The 2002 assassination of Daniel Pearl, a reporter for the Wall Street Journal, by al-Qaeda operatives was further proof that freedom of expression has little protection in this area of the world. Overall, the climate of religious and political extremism in the Middle East has limited speech and ensured a limited debate about the region's future.
The Meaning of the Cartoon Wars
The most significant recent challenge to freedom of expression was the worldwide reaction to the initial September 2006 publication of a cartoon that mocked the Prophet Muhammad in the Danish newspaper Jyllands-Posten.
Months later, violent demonstrations erupted across the Middle East. Public anger was aimed at Danish embassies, and Muslim leaders demanded that the prime minister of Denmark apologize for the publication of the cartoons and shut down the newspaper. Throughout the world, free speech organizations and some governments defended free expression, although a number of Western leaders criticized the Danish newspaper and called for an apology, believing that freedom of expression is a principle to be defended except when violent demonstrations are organized against it. In the end, the Danish paper issued an apology to defuse the international controversy, after an international boycott by Arab countries cost the Danish economy several billion dollars. The Danish prime minister decided not to take action against the paper, explaining that in free societies, free speech was too important to be interfered with by the state.

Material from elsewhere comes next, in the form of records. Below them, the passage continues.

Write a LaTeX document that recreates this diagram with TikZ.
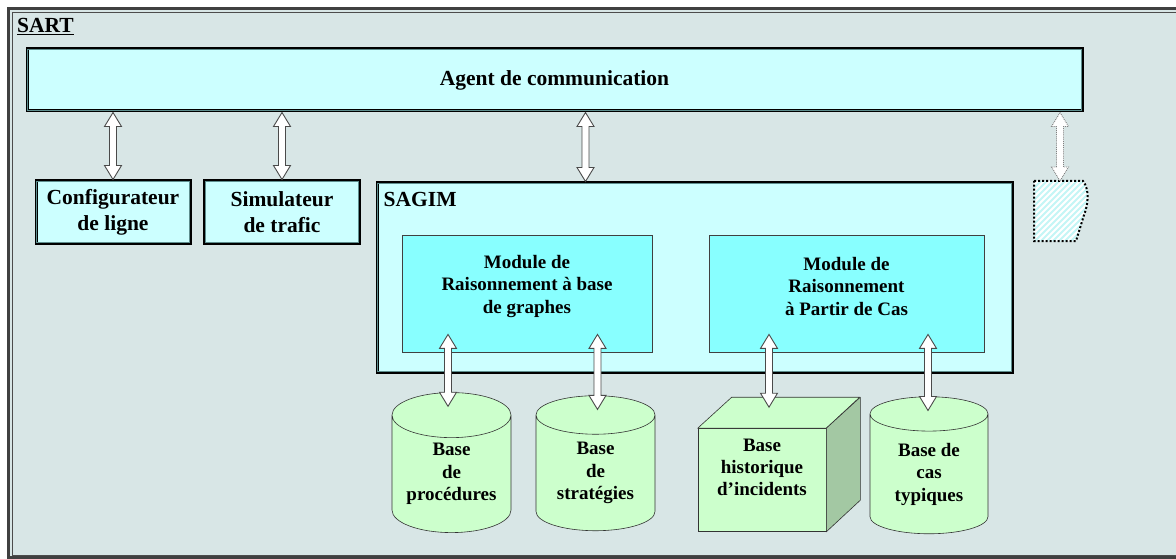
\documentclass[tikz,border=0pt]{standalone}
\usepackage{fontspec}
\setmainfont{Liberation Serif}
\usetikzlibrary{shapes.geometric,calc}
\definecolor{bgc}{HTML}{D8E6E6}
\definecolor{boxc}{HTML}{CCFFFF}
\definecolor{modc}{HTML}{88FFFF}
\definecolor{dbc}{HTML}{CCFFCC}
\definecolor{dbside}{HTML}{A3C8A3}
\definecolor{inl}{HTML}{5E8E8E}
\definecolor{arrl}{HTML}{4A4A4A}
\definecolor{hatchc}{HTML}{C4F6F6}
\tikzset{
  x=1pt, y=-1pt,
  bigfont/.style={font=\bfseries\fontsize{21.5}{26}\selectfont},
  smallfont/.style={font=\bfseries\fontsize{19}{22.5}\selectfont},
  dblbox/.style={draw=black, line width=3pt, fill=boxc, inner sep=0pt, bigfont, align=center},
  innerline/.style={draw=inl, line width=0.8pt},
  modbox/.style={draw=black!75, line width=0.8pt, fill=modc, inner sep=0pt},
  dbcyl/.style={cylinder, shape border rotate=90, aspect=0.5, draw=black!80, fill=dbc,
    line width=0.6pt, inner sep=0pt, smallfont, align=center},
  cubefront/.style={draw=black!80, fill=dbc, line width=0.6pt, inner sep=0pt,
    minimum width=128pt, minimum height=103pt},
  cubeface/.style={draw=black!80, line width=0.6pt, line join=round},
  blockarrow/.style={draw=arrl, line width=0.9pt, fill=white, line join=miter,
    to path={let \p1=(\tikztostart), \p2=(\tikztotarget) in
      (\x1,\y1) -- (\x1+8.5pt,\y1-14pt) -- (\x1+3.5pt,\y1-14pt) -- (\x1+3.5pt,\y2+14pt)
      -- (\x1+8.5pt,\y2+14pt) -- (\x1,\y2) -- (\x1-8.5pt,\y2+14pt) -- (\x1-3.5pt,\y2+14pt)
      -- (\x1-3.5pt,\y1-14pt) -- (\x1-8.5pt,\y1-14pt) -- cycle}},
  dotarrow/.style={blockarrow, draw=gray, densely dotted}
}
\begin{document}
\begin{tikzpicture}
\useasboundingbox (0,0) rectangle (1176,559);
% outer frame SART
\fill[bgc] (8,8) rectangle (1190,557);
\draw[draw=black!75, line width=2.5pt] (8.5,8.5) rectangle (1190,557.5);
\draw[draw=black!70, line width=0.8pt] (12,12) rectangle (1190,555.5);
\node[anchor=north west, bigfont, inner sep=0pt] (sart) at (17,18) {\underline{SART}};

% agent
\node[dblbox, minimum width=1055pt, minimum height=62pt] (agent) at (554.5,80) {Agent de communication};
% configurateur / simulateur
\node[dblbox, minimum width=154pt, minimum height=62pt] (conf) at (113,212) {Configurateur\\de ligne};
\node[dblbox, minimum width=155pt, minimum height=62pt] (simu) at (282,212) {Simulateur\\de trafic};
% SAGIM
\node[dblbox, minimum width=635pt, minimum height=189pt] (sagim) at (694.5,277.5) {};
\foreach \n in {agent,conf,simu,sagim}
  \draw[innerline] ([shift={(2.3,2.3)}]\n.north west) rectangle ([shift={(-2.3,-2.3)}]\n.south east);
\node[anchor=north west, bigfont, inner sep=0pt] (sagimlbl) at ([shift={(8,11)}]sagim.north west) {SAGIM};

% modules
\node[modbox, minimum width=250pt, minimum height=117pt,
  label={[smallfont, align=center, yshift=7pt]center:Module de\\Raisonnement à base\\de graphes}] (m1) at (527,293.5) {};
\node[modbox, minimum width=275pt, minimum height=117pt,
  label={[smallfont, align=center, yshift=7pt]center:Module de\\Raisonnement\\à Partir de Cas}] (m2) at (846.5,293.5) {};

% databases
\node[dbcyl, minimum width=119pt, minimum height=140pt] (c1) at (451.5,474) {Base\\de\\procédures};
\node[dbcyl, minimum width=119pt, minimum height=135pt] (c2) at (595.5,473) {Base\\de\\stratégies};
\node[dbcyl, minimum width=118pt, minimum height=137pt] (c4) at (929,474) {Base de\\cas\\typiques};

% cube
\node[cubefront, label={[smallfont, align=center, yshift=13pt, font=\bfseries\fontsize{19}{22}\selectfont]center:Base\\historique\\d’incidents}] (cube) at (762,480) {};
\draw[cubeface, fill=dbc] (cube.north west) -- ++(34,-31) -- ++(128,0) -- (cube.north east) -- cycle;
\draw[cubeface, fill=dbside] (cube.north east) -- ++(34,-31) -- ++(0,103) -- (cube.south east) -- cycle;

% external (dotted) component
\coordinate (ext) at (1060,181);
\fill[white] (1034,181) -- (1083,181) .. controls (1090,190) and (1088,205) .. (1084,215) -- (1076,241) -- (1034,241) -- cycle;
\begin{scope}
  \clip (1034,181) -- (1083,181) .. controls (1090,190) and (1088,205) .. (1084,215) -- (1076,241) -- (1034,241) -- cycle;
  \foreach \k in {0,6,...,180}
    \draw[hatchc, line width=1.8pt] (960+\k,250) -- ++(80,-80);
\end{scope}
\draw[black, line width=2pt, dotted] (1034,181) -- (1083,181) .. controls (1090,190) and (1088,205) .. (1084,215) -- (1076,241) -- (1034,241) -- cycle;

% arrows to agent
\draw[blockarrow] (agent.south -| conf.north) to (conf.north);
\draw[blockarrow] (agent.south -| simu.north) to (simu.north);
\coordinate (sagtop) at ([xshift=-109pt]sagim.north);
\draw[blockarrow] (agent.south -| sagtop) to (sagtop);
\draw[dotarrow] (agent.south -| ext) to (ext);

% arrows modules <-> databases
\draw[blockarrow] ([xshift=-3.5pt,yshift=18pt]m1.south -| c1.north) to ([yshift=-14pt]c1.north);
\draw[blockarrow] ([xshift=2pt,yshift=18pt]m1.south -| c2.north) to ([yshift=-14pt]c2.north);
\draw[blockarrow] ([xshift=7pt,yshift=18pt]m2.south -| cube.north) to ([yshift=21pt]cube.north);
\draw[blockarrow] ([xshift=-1pt,yshift=18pt]m2.south -| c4.north) to ([yshift=-14pt]c4.north);
\end{tikzpicture}
\end{document}
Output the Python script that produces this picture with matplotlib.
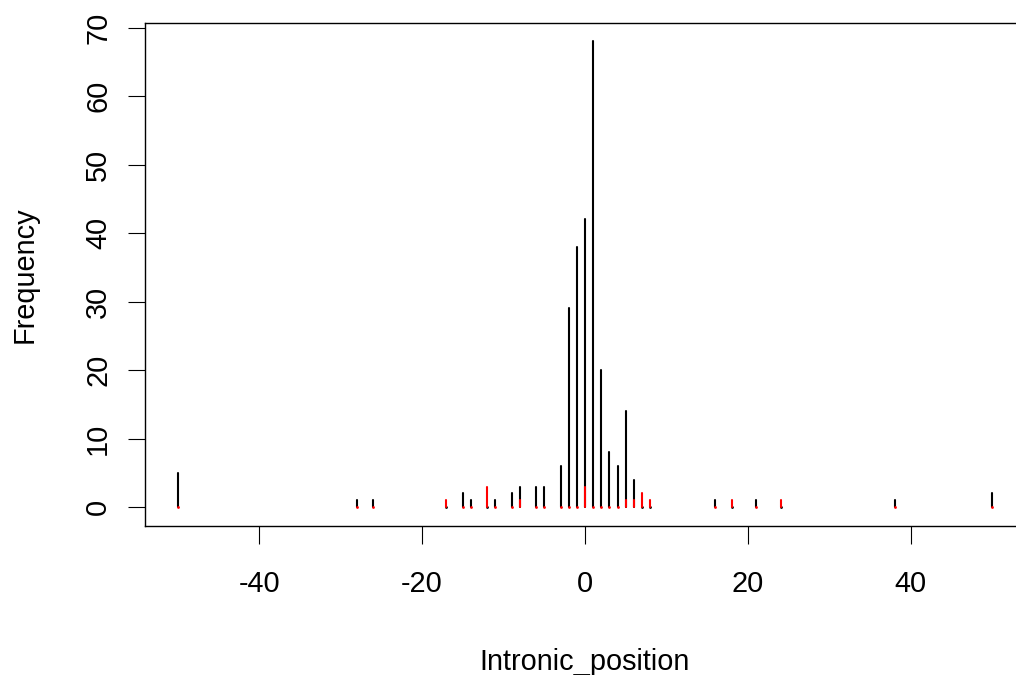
import numpy as np
import matplotlib
matplotlib.use("Agg")
import matplotlib.pyplot as plt

# intronic positions and counts (two groups)
positions = np.array([-50, -28, -26, -17, -15, -14, -12, -11, -9, -8, -6, -5, -3, -2, -1,
                      0, 1, 2, 3, 4, 5, 6, 7, 8, 16, 18, 21, 24, 38, 50])
black_counts = np.array([5, 1, 1, 0, 2, 1, 0, 1, 2, 3, 3, 3, 6, 29, 38,
                         42, 68, 20, 8, 6, 14, 4, 0, 0, 1, 0, 1, 0, 1, 2])
red_counts = np.array([0, 0, 0, 1, 0, 0, 3, 0, 0, 1, 0, 0, 0, 0, 0,
                       3, 0, 0, 0, 0, 1, 1, 2, 1, 0, 1, 0, 1, 0, 0])
x_ticks = [-40, -20, 0, 20, 40]
y_ticks = [0, 10, 20, 30, 40, 50, 60, 70]

plt.rcParams['font.family'] = ['Liberation Sans', 'DejaVu Sans']
plt.rcParams['axes.unicode_minus'] = False
fs = 20.8

fig = plt.figure(figsize=(10.16, 6.75), dpi=100)
ax = fig.add_axes([145 / 1016, 1 - 525.7 / 675, 880 / 1016, 503 / 675])

# histogram-like spikes (R type="h"), red drawn over black
ax.vlines(positions, 0, black_counts, color='black', lw=1.5, capstyle='round')
zb = black_counts == 0
ax.plot(positions[zb], black_counts[zb], 'o', color='black', ms=2, mew=0)
ax.vlines(positions, 0, red_counts, color='red', lw=1.5, capstyle='round')
zr = red_counts == 0
ax.plot(positions[zr], red_counts[zr], 'o', color='red', ms=2, mew=0)

ax.set_xlim(-54, 54)
ax.set_ylim(-2.72, 70.72)
ax.set_xticks(x_ticks)
ax.set_yticks(y_ticks)
ax.tick_params(direction='out', length=12.6, width=0.8, labelsize=fs, color='black')
ax.tick_params(axis='x', pad=19)
ax.tick_params(axis='y', pad=11, labelrotation=90)
for lab in ax.get_yticklabels():
    lab.set_va('center')

for s in ax.spines.values():
    s.set_linewidth(1.0)

ax.set_xlabel('Intronic_position', fontsize=fs, labelpad=36.5)
ax.set_ylabel('Frequency', fontsize=fs, labelpad=33)

fig.savefig('out.png', dpi=100)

The essence of freedom of expression, of course, is not the right to insult the beliefs of others, but rather the freedom to report or convey facts, opinions, philosophies, and worldviews in an effective manner, using both objective and subjective means. Freedom of expression empowers citizens through knowledge, opinion, and the possibility to gain their own voice. Within democracies, free expression allows citizens to challenge political leaders, journalists to uncover information for the public, and the public to ensure the accountability of their government. Without the principles of a free media and free speech, there could be no self-government.